*Instruction*
Return the listing below exactly, with the pictures dropped.

BEGIN Data section

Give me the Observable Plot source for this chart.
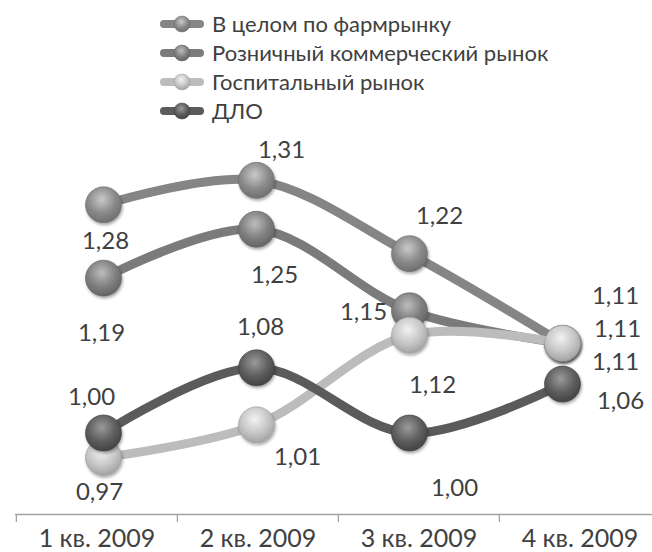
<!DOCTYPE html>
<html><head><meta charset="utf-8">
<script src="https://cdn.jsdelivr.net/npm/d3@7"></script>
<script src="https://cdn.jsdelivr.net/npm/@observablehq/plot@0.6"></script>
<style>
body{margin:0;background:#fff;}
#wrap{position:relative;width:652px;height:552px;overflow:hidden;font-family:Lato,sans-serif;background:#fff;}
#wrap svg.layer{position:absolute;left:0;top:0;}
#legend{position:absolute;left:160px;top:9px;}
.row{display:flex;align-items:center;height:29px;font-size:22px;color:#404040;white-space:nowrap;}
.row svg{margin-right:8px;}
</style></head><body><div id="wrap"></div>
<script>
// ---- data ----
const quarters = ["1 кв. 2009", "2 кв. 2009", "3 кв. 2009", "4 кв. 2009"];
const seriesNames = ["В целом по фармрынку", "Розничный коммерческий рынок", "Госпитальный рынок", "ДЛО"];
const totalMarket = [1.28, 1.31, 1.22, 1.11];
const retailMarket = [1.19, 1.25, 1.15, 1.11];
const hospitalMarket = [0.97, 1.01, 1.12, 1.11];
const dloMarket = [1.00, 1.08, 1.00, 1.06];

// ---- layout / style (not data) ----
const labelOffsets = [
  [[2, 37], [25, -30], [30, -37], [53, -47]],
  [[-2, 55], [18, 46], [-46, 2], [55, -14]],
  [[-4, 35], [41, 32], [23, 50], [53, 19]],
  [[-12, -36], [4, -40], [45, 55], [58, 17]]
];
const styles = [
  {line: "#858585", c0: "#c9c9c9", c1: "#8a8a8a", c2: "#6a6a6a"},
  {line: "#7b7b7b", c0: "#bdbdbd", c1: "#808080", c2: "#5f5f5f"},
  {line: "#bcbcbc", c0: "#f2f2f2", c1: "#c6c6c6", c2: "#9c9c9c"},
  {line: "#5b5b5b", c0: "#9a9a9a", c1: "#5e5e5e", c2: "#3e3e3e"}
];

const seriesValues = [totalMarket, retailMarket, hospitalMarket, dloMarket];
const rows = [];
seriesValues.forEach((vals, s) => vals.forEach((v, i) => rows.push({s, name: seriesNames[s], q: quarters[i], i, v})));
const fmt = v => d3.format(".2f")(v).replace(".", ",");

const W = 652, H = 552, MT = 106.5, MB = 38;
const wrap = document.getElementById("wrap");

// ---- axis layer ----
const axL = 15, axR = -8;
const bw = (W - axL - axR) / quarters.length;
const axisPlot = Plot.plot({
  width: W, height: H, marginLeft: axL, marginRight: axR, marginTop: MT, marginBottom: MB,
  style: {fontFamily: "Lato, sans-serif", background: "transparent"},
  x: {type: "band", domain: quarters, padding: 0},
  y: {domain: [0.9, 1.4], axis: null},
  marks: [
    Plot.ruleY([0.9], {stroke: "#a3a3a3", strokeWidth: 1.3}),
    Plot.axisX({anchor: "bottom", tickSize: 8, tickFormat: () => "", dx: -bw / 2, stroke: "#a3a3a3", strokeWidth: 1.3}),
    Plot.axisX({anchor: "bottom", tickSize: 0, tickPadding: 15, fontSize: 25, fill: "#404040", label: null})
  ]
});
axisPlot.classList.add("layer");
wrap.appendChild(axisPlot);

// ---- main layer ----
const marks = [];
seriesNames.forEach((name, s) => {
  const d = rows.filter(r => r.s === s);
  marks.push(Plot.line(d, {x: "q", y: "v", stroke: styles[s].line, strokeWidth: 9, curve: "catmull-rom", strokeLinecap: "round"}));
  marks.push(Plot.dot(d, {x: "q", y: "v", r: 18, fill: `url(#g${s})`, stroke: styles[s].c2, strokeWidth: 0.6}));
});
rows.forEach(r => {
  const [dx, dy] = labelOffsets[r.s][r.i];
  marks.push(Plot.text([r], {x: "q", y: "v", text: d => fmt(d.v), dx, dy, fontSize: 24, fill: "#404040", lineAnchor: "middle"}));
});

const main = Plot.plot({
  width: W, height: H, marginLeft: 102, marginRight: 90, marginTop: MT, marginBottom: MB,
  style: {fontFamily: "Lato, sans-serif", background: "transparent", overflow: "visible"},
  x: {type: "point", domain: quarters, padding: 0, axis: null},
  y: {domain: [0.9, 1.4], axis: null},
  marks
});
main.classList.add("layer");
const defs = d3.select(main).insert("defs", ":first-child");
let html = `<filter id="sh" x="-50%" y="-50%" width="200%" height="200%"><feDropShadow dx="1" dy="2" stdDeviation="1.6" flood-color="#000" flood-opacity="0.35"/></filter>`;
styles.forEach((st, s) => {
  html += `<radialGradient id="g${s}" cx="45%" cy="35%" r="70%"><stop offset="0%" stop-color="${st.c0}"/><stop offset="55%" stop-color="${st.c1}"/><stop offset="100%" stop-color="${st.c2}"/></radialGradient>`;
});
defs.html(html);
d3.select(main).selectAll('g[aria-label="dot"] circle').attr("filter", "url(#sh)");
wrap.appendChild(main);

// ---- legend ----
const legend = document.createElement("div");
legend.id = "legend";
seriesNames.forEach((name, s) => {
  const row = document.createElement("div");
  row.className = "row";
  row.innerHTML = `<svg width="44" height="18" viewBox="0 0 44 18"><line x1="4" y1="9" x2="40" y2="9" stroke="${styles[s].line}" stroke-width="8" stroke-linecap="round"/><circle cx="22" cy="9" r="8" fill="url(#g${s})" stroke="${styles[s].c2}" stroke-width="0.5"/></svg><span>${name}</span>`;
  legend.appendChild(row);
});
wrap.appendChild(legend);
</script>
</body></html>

END Data section

*Full solution*
Give me the Observable Plot source for this chart.
<!DOCTYPE html>
<html><head><meta charset="utf-8">
<script src="https://cdn.jsdelivr.net/npm/d3@7"></script>
<script src="https://cdn.jsdelivr.net/npm/@observablehq/plot@0.6"></script>
<style>
body{margin:0;background:#fff;}
#wrap{position:relative;width:652px;height:552px;overflow:hidden;font-family:Lato,sans-serif;background:#fff;}
#wrap svg.layer{position:absolute;left:0;top:0;}
#legend{position:absolute;left:160px;top:9px;}
.row{display:flex;align-items:center;height:29px;font-size:22px;color:#404040;white-space:nowrap;}
.row svg{margin-right:8px;}
</style></head><body><div id="wrap"></div>
<script>
// ---- data ----
const quarters = ["1 кв. 2009", "2 кв. 2009", "3 кв. 2009", "4 кв. 2009"];
const seriesNames = ["В целом по фармрынку", "Розничный коммерческий рынок", "Госпитальный рынок", "ДЛО"];
const totalMarket = [1.28, 1.31, 1.22, 1.11];
const retailMarket = [1.19, 1.25, 1.15, 1.11];
const hospitalMarket = [0.97, 1.01, 1.12, 1.11];
const dloMarket = [1.00, 1.08, 1.00, 1.06];

// ---- layout / style (not data) ----
const labelOffsets = [
  [[2, 37], [25, -30], [30, -37], [53, -47]],
  [[-2, 55], [18, 46], [-46, 2], [55, -14]],
  [[-4, 35], [41, 32], [23, 50], [53, 19]],
  [[-12, -36], [4, -40], [45, 55], [58, 17]]
];
const styles = [
  {line: "#858585", c0: "#c9c9c9", c1: "#8a8a8a", c2: "#6a6a6a"},
  {line: "#7b7b7b", c0: "#bdbdbd", c1: "#808080", c2: "#5f5f5f"},
  {line: "#bcbcbc", c0: "#f2f2f2", c1: "#c6c6c6", c2: "#9c9c9c"},
  {line: "#5b5b5b", c0: "#9a9a9a", c1: "#5e5e5e", c2: "#3e3e3e"}
];

const seriesValues = [totalMarket, retailMarket, hospitalMarket, dloMarket];
const rows = [];
seriesValues.forEach((vals, s) => vals.forEach((v, i) => rows.push({s, name: seriesNames[s], q: quarters[i], i, v})));
const fmt = v => d3.format(".2f")(v).replace(".", ",");

const W = 652, H = 552, MT = 106.5, MB = 38;
const wrap = document.getElementById("wrap");

// ---- axis layer ----
const axL = 15, axR = -8;
const bw = (W - axL - axR) / quarters.length;
const axisPlot = Plot.plot({
  width: W, height: H, marginLeft: axL, marginRight: axR, marginTop: MT, marginBottom: MB,
  style: {fontFamily: "Lato, sans-serif", background: "transparent"},
  x: {type: "band", domain: quarters, padding: 0},
  y: {domain: [0.9, 1.4], axis: null},
  marks: [
    Plot.ruleY([0.9], {stroke: "#a3a3a3", strokeWidth: 1.3}),
    Plot.axisX({anchor: "bottom", tickSize: 8, tickFormat: () => "", dx: -bw / 2, stroke: "#a3a3a3", strokeWidth: 1.3}),
    Plot.axisX({anchor: "bottom", tickSize: 0, tickPadding: 15, fontSize: 25, fill: "#404040", label: null})
  ]
});
axisPlot.classList.add("layer");
wrap.appendChild(axisPlot);

// ---- main layer ----
const marks = [];
seriesNames.forEach((name, s) => {
  const d = rows.filter(r => r.s === s);
  marks.push(Plot.line(d, {x: "q", y: "v", stroke: styles[s].line, strokeWidth: 9, curve: "catmull-rom", strokeLinecap: "round"}));
  marks.push(Plot.dot(d, {x: "q", y: "v", r: 18, fill: `url(#g${s})`, stroke: styles[s].c2, strokeWidth: 0.6}));
});
rows.forEach(r => {
  const [dx, dy] = labelOffsets[r.s][r.i];
  marks.push(Plot.text([r], {x: "q", y: "v", text: d => fmt(d.v), dx, dy, fontSize: 24, fill: "#404040", lineAnchor: "middle"}));
});

const main = Plot.plot({
  width: W, height: H, marginLeft: 102, marginRight: 90, marginTop: MT, marginBottom: MB,
  style: {fontFamily: "Lato, sans-serif", background: "transparent", overflow: "visible"},
  x: {type: "point", domain: quarters, padding: 0, axis: null},
  y: {domain: [0.9, 1.4], axis: null},
  marks
});
main.classList.add("layer");
const defs = d3.select(main).insert("defs", ":first-child");
let html = `<filter id="sh" x="-50%" y="-50%" width="200%" height="200%"><feDropShadow dx="1" dy="2" stdDeviation="1.6" flood-color="#000" flood-opacity="0.35"/></filter>`;
styles.forEach((st, s) => {
  html += `<radialGradient id="g${s}" cx="45%" cy="35%" r="70%"><stop offset="0%" stop-color="${st.c0}"/><stop offset="55%" stop-color="${st.c1}"/><stop offset="100%" stop-color="${st.c2}"/></radialGradient>`;
});
defs.html(html);
d3.select(main).selectAll('g[aria-label="dot"] circle').attr("filter", "url(#sh)");
wrap.appendChild(main);

// ---- legend ----
const legend = document.createElement("div");
legend.id = "legend";
seriesNames.forEach((name, s) => {
  const row = document.createElement("div");
  row.className = "row";
  row.innerHTML = `<svg width="44" height="18" viewBox="0 0 44 18"><line x1="4" y1="9" x2="40" y2="9" stroke="${styles[s].line}" stroke-width="8" stroke-linecap="round"/><circle cx="22" cy="9" r="8" fill="url(#g${s})" stroke="${styles[s].c2}" stroke-width="0.5"/></svg><span>${name}</span>`;
  legend.appendChild(row);
});
wrap.appendChild(legend);
</script>
</body></html>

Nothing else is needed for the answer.